• [WORK TO COMPLETE]
Exclude the pictures and return every line exactly as written.

[Charts and diagrams as code]
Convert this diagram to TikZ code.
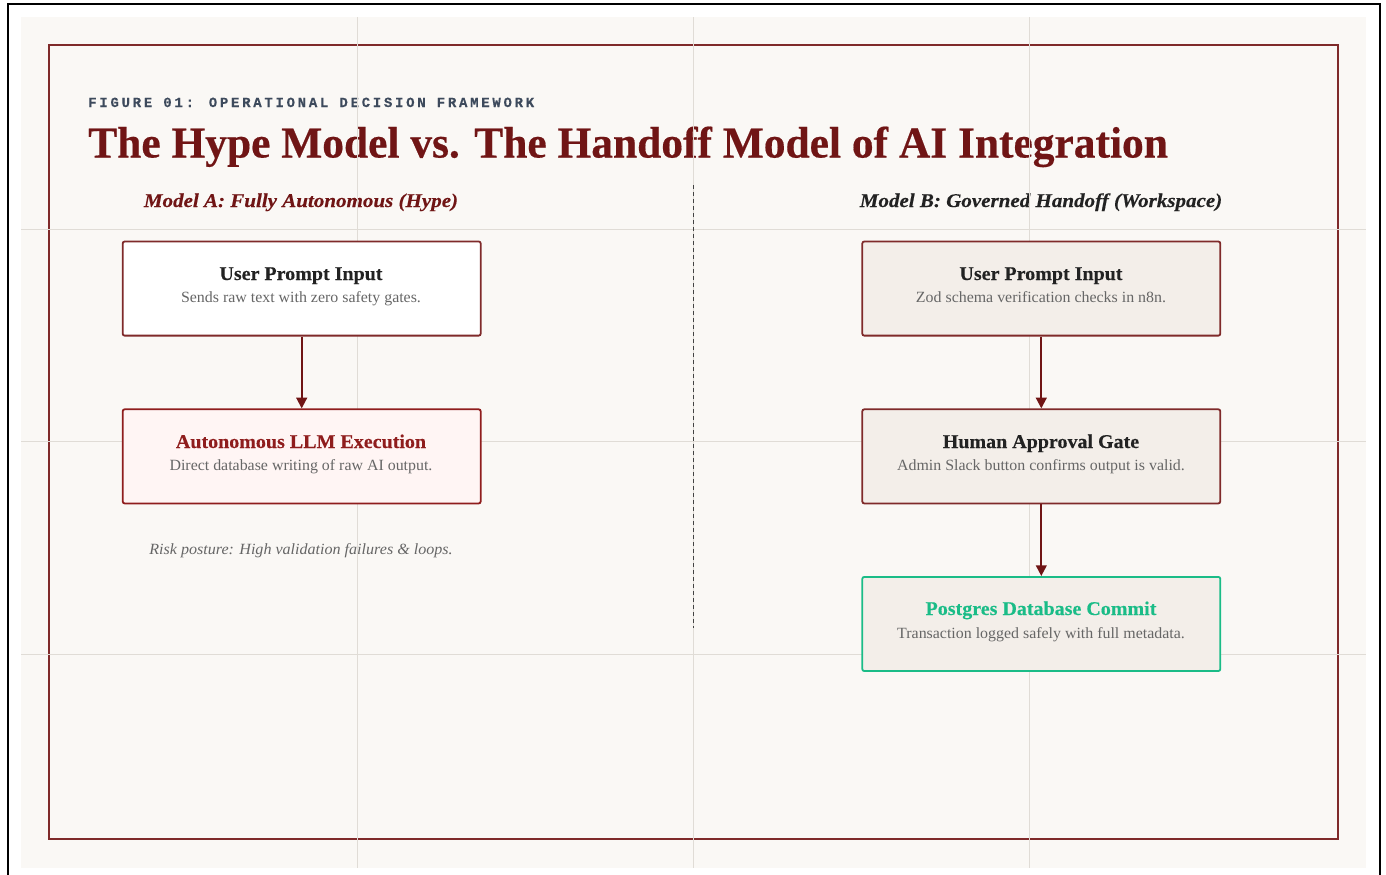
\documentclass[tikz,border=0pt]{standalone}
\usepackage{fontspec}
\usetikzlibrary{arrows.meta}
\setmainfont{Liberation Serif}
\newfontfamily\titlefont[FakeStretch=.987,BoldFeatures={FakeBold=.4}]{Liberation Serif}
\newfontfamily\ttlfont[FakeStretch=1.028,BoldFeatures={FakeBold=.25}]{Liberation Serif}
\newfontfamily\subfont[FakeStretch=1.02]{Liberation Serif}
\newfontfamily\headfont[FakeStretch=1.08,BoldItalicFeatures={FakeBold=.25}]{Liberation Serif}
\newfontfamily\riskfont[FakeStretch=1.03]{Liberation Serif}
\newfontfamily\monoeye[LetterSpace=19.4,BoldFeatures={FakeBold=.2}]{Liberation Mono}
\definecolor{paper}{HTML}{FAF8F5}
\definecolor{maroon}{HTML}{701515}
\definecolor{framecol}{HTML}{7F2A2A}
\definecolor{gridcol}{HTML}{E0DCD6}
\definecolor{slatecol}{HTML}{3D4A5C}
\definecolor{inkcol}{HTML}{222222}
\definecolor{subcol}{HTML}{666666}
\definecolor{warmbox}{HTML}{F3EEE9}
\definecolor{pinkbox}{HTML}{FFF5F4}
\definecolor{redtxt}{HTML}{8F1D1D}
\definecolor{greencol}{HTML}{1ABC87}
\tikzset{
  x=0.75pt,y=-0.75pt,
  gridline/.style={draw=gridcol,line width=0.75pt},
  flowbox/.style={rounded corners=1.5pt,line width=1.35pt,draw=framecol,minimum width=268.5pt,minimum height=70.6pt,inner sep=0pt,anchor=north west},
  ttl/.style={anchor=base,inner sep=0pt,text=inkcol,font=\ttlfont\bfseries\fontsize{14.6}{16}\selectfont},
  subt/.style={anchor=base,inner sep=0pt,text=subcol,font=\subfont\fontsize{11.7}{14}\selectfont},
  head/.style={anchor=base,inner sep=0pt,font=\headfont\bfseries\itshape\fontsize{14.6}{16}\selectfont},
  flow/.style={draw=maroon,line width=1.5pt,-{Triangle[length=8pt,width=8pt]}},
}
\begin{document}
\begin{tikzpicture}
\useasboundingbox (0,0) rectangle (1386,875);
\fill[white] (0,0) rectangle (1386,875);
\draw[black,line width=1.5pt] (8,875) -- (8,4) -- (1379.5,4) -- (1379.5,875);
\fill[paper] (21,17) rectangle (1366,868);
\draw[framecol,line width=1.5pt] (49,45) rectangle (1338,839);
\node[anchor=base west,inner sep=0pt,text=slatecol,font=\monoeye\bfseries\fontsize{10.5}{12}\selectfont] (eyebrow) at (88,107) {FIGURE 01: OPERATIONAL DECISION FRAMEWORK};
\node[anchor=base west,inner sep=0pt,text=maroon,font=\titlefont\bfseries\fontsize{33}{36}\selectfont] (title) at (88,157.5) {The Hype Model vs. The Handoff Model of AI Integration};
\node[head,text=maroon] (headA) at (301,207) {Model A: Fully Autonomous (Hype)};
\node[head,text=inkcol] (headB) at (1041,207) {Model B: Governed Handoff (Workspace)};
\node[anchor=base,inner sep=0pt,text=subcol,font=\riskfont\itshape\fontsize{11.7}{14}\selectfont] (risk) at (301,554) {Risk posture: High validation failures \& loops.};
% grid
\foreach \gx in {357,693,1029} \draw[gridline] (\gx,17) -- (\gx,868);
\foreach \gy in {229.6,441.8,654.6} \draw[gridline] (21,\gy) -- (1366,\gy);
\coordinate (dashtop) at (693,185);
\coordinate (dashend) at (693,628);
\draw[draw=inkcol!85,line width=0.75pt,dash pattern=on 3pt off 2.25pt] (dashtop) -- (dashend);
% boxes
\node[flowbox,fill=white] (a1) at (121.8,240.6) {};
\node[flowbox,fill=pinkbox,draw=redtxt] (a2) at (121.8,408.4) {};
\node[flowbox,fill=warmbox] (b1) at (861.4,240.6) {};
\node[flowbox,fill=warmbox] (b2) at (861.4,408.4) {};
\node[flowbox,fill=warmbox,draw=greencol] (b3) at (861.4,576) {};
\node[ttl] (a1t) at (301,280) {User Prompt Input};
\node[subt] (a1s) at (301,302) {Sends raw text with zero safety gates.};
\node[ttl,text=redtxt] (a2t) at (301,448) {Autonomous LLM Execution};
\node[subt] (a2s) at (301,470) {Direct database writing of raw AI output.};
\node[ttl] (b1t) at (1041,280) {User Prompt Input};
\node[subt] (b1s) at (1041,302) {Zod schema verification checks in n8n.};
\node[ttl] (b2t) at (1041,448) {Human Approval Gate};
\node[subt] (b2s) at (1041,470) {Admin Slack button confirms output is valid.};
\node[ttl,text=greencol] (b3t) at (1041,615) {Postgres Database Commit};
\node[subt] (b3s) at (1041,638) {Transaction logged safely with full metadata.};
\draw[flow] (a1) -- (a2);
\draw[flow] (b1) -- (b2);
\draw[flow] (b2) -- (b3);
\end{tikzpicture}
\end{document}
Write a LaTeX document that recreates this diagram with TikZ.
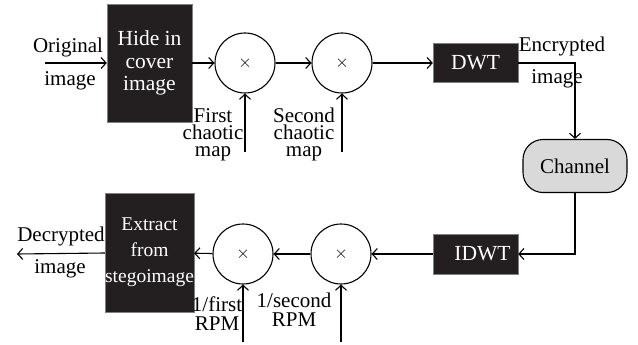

• [THE COMPLETED TASK]
Convert this diagram to TikZ code.
\documentclass[tikz,border=0pt]{standalone}
\usepackage{fontspec}
\usetikzlibrary{arrows.meta}
\setmainfont{Liberation Serif}
\newfontfamily\titlefont[FakeStretch=.987,BoldFeatures={FakeBold=.4}]{Liberation Serif}
\newfontfamily\ttlfont[FakeStretch=1.028,BoldFeatures={FakeBold=.25}]{Liberation Serif}
\newfontfamily\subfont[FakeStretch=1.02]{Liberation Serif}
\newfontfamily\headfont[FakeStretch=1.08,BoldItalicFeatures={FakeBold=.25}]{Liberation Serif}
\newfontfamily\riskfont[FakeStretch=1.03]{Liberation Serif}
\newfontfamily\monoeye[LetterSpace=19.4,BoldFeatures={FakeBold=.2}]{Liberation Mono}
\definecolor{paper}{HTML}{FAF8F5}
\definecolor{maroon}{HTML}{701515}
\definecolor{framecol}{HTML}{7F2A2A}
\definecolor{gridcol}{HTML}{E0DCD6}
\definecolor{slatecol}{HTML}{3D4A5C}
\definecolor{inkcol}{HTML}{222222}
\definecolor{subcol}{HTML}{666666}
\definecolor{warmbox}{HTML}{F3EEE9}
\definecolor{pinkbox}{HTML}{FFF5F4}
\definecolor{redtxt}{HTML}{8F1D1D}
\definecolor{greencol}{HTML}{1ABC87}
\tikzset{
  x=0.75pt,y=-0.75pt,
  gridline/.style={draw=gridcol,line width=0.75pt},
  flowbox/.style={rounded corners=1.5pt,line width=1.35pt,draw=framecol,minimum width=268.5pt,minimum height=70.6pt,inner sep=0pt,anchor=north west},
  ttl/.style={anchor=base,inner sep=0pt,text=inkcol,font=\ttlfont\bfseries\fontsize{14.6}{16}\selectfont},
  subt/.style={anchor=base,inner sep=0pt,text=subcol,font=\subfont\fontsize{11.7}{14}\selectfont},
  head/.style={anchor=base,inner sep=0pt,font=\headfont\bfseries\itshape\fontsize{14.6}{16}\selectfont},
  flow/.style={draw=maroon,line width=1.5pt,-{Triangle[length=8pt,width=8pt]}},
}
\begin{document}
\begin{tikzpicture}
\useasboundingbox (0,0) rectangle (1386,875);
\fill[white] (0,0) rectangle (1386,875);
\draw[black,line width=1.5pt] (8,875) -- (8,4) -- (1379.5,4) -- (1379.5,875);
\fill[paper] (21,17) rectangle (1366,868);
\draw[framecol,line width=1.5pt] (49,45) rectangle (1338,839);
\node[anchor=base west,inner sep=0pt,text=slatecol,font=\monoeye\bfseries\fontsize{10.5}{12}\selectfont] (eyebrow) at (88,107) {FIGURE 01: OPERATIONAL DECISION FRAMEWORK};
\node[anchor=base west,inner sep=0pt,text=maroon,font=\titlefont\bfseries\fontsize{33}{36}\selectfont] (title) at (88,157.5) {The Hype Model vs. The Handoff Model of AI Integration};
\node[head,text=maroon] (headA) at (301,207) {Model A: Fully Autonomous (Hype)};
\node[head,text=inkcol] (headB) at (1041,207) {Model B: Governed Handoff (Workspace)};
\node[anchor=base,inner sep=0pt,text=subcol,font=\riskfont\itshape\fontsize{11.7}{14}\selectfont] (risk) at (301,554) {Risk posture: High validation failures \& loops.};
% grid
\foreach \gx in {357,693,1029} \draw[gridline] (\gx,17) -- (\gx,868);
\foreach \gy in {229.6,441.8,654.6} \draw[gridline] (21,\gy) -- (1366,\gy);
\coordinate (dashtop) at (693,185);
\coordinate (dashend) at (693,628);
\draw[draw=inkcol!85,line width=0.75pt,dash pattern=on 3pt off 2.25pt] (dashtop) -- (dashend);
% boxes
\node[flowbox,fill=white] (a1) at (121.8,240.6) {};
\node[flowbox,fill=pinkbox,draw=redtxt] (a2) at (121.8,408.4) {};
\node[flowbox,fill=warmbox] (b1) at (861.4,240.6) {};
\node[flowbox,fill=warmbox] (b2) at (861.4,408.4) {};
\node[flowbox,fill=warmbox,draw=greencol] (b3) at (861.4,576) {};
\node[ttl] (a1t) at (301,280) {User Prompt Input};
\node[subt] (a1s) at (301,302) {Sends raw text with zero safety gates.};
\node[ttl,text=redtxt] (a2t) at (301,448) {Autonomous LLM Execution};
\node[subt] (a2s) at (301,470) {Direct database writing of raw AI output.};
\node[ttl] (b1t) at (1041,280) {User Prompt Input};
\node[subt] (b1s) at (1041,302) {Zod schema verification checks in n8n.};
\node[ttl] (b2t) at (1041,448) {Human Approval Gate};
\node[subt] (b2s) at (1041,470) {Admin Slack button confirms output is valid.};
\node[ttl,text=greencol] (b3t) at (1041,615) {Postgres Database Commit};
\node[subt] (b3s) at (1041,638) {Transaction logged safely with full metadata.};
\draw[flow] (a1) -- (a2);
\draw[flow] (b1) -- (b2);
\draw[flow] (b2) -- (b3);
\end{tikzpicture}
\end{document}
Write a LaTeX document that recreates this diagram with TikZ.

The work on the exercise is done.